As in past years, the Oval+ will feature programming at Eakins Oval itself — including dance and fitness classes, DJ sets, movies, mini-golf, and quizzo — as well as a beer garden. Thanks to a partnership with the design firm PORT Urbanism, this year there will also be several new elements at the Oval. A translucent-walled maze inspired by patterns in nature will sit beneath the tree canopy. Three 24-foot tall, glowing installations will touch on one of three themes—nature; dialogue; and art, culture, and play—and will divide the space of the seven-acre Oval along those themes, together providing information about historic and hidden features in Fairmount Park.
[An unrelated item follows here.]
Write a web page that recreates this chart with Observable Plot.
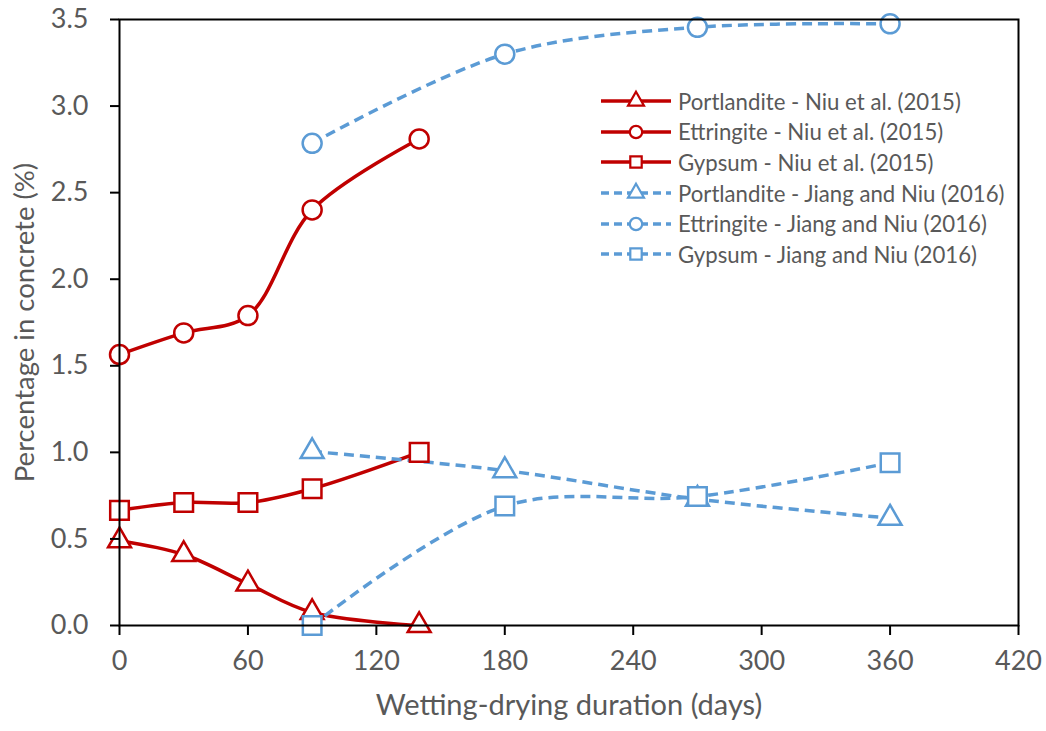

The installations celebrate what PORT’s Megan Born calls the “high-low mix” of culture on the Parkway — from the museums to the skate park and ball field — and offer opportunities for conversation and interaction through talks with artists and different activities through which people can document their thoughts.

“Through seeing the Parkway through these different lenses — through nature, through culture, through dialogue, through play — you start to realize there’s all these different lives playing out on the Parkway,” Born said. “It’s a really dynamic and diverse place.”

This year’s colorful ground mural encourages interaction too, as it’s a giant, chalkboard-paint map of the city on which people can leave their mark. Beyond Eakins Oval, two more installations can be found at Aviator Park and the newly-reopened Shakespeare Park, complete with programming that will activate those spaces and engage with the adjacent partner institutions, the Free Library and the Franklin Institute.

While the Oval has been the city’s fleeting attempt to emphasize the Parkway as a gateway to Fairmount Park, this year’s iteration focuses on the Parkway as part of Fairmount Park, with the potential for it to be a community space.

“Everybody’s going to have a slightly different point of view,” about the Parkway, said Christopher Marcinkoski, a partner at PORT. “The challenge there is also the promise of great public space, one that can accommodate all those different desires and needs. How do you accommodate different populations in a way that is appealing for all of them?”

The Oval+ will open July 20 and run through August 20.